国登録有形文化財に茨城・土浦市民会館 文化審答申 古典主義的な意匠

土浦市東真鍋町のクラフトシビックホール土浦(同市提供)

国の文化審議会(佐藤信会長)は24日、国登録有形文化財として、茨城県土浦市東真鍋町のクラフトシビックホール土浦(土浦市民会館)を含む計290件の建造物を登録するよう、盛山正仁文部科学相に答申した。同館が加わり、茨城県の国登録有形文化財(建造物)は計295件となる予定。
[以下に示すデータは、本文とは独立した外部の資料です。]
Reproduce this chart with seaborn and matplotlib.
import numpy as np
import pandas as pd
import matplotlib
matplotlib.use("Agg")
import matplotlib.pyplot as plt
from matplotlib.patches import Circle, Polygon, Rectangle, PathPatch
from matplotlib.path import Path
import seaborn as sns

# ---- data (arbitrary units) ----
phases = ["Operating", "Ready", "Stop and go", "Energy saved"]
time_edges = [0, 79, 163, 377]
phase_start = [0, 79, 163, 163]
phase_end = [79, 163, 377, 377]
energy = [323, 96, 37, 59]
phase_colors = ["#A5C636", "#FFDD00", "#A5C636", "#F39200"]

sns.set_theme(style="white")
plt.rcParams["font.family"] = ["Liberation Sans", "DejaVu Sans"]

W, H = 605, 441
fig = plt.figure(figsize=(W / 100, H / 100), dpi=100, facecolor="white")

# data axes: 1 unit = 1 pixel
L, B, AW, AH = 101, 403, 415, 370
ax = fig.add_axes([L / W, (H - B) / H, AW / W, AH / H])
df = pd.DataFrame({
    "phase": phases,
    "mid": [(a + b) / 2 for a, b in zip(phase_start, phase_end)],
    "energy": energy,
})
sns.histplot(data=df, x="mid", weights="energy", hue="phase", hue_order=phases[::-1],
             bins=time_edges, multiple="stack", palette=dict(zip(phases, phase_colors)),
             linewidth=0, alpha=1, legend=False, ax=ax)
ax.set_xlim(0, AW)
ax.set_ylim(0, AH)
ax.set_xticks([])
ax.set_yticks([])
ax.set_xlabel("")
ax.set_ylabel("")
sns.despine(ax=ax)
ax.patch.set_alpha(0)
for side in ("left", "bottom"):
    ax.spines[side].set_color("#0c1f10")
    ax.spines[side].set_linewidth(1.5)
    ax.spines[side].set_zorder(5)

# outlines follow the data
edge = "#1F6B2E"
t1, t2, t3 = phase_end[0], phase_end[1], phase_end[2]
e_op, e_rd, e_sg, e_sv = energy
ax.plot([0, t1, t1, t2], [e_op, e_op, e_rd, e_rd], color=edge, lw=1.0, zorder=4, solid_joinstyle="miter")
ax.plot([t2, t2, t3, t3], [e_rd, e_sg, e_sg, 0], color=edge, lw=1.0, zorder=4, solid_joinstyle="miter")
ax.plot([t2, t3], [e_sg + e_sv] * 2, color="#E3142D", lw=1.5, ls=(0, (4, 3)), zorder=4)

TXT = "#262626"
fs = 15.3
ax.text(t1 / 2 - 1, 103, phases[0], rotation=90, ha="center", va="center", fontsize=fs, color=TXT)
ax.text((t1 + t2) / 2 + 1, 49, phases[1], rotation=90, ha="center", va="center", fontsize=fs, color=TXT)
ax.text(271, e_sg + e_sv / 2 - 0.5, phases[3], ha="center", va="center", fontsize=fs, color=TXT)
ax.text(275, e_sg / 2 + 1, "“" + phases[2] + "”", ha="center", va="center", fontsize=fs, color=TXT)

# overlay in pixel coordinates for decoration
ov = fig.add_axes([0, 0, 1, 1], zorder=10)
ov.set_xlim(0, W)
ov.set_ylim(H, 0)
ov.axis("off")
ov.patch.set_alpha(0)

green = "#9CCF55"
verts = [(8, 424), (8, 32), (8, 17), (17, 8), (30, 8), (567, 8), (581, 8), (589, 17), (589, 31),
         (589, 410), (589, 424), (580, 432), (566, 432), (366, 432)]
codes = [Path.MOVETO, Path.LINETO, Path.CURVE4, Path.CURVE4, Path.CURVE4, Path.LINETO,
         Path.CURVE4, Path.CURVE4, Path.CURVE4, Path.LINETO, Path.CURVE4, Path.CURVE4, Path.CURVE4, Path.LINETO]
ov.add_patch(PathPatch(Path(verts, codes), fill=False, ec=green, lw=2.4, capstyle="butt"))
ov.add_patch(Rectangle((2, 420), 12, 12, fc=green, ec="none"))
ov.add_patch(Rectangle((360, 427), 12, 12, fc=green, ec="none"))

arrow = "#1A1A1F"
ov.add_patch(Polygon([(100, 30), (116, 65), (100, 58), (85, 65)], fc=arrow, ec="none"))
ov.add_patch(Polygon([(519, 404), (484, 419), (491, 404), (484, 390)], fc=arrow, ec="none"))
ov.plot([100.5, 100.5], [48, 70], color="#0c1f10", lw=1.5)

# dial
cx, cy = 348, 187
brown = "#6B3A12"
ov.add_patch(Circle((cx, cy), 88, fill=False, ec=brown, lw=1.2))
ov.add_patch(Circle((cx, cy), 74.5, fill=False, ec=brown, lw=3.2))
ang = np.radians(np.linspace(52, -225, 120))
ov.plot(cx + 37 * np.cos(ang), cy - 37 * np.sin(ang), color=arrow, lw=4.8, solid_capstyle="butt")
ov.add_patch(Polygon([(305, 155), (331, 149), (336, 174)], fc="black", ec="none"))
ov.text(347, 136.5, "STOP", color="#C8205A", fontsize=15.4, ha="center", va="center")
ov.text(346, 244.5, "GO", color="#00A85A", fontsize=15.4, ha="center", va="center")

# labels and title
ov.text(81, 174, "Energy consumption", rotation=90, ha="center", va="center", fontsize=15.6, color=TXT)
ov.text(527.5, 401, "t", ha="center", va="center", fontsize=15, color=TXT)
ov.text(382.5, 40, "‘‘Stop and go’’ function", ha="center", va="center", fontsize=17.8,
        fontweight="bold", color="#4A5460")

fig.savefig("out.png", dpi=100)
同館は1969年開館。建築面積2674平方メートル、鉄筋コンクリート造り3階建て。老朽化したが、大規模改修と耐震補強工事を経て、2020年にリニューアルした。建築家で建築音響工学の佐藤武夫氏が設計。シンプルな外観ながら、建物の南正面全幅を階段とし、10本の列柱が並ぶ。古典主義的な意匠が建物の記念性を高めている。

土浦市教育委員会によると、佐藤氏は名古屋市出身で近代日本建築の先駆者。手がけた代表的な建築は、早稲田大(東京)の大隈講堂や山口県岩国市の岩国徴古館。このほか、全国各地の文化会館、庁舎などを設計している。市教委文化振興課は「土浦市は県南の中心部。広く利用してもらおうと、優れた性能を持つ会館を建設するために佐藤氏に頼んだのでは」と推測している。全国の国登録有形文化財(建造物)は今回、290件が追加され、計1万4035件となる見込み。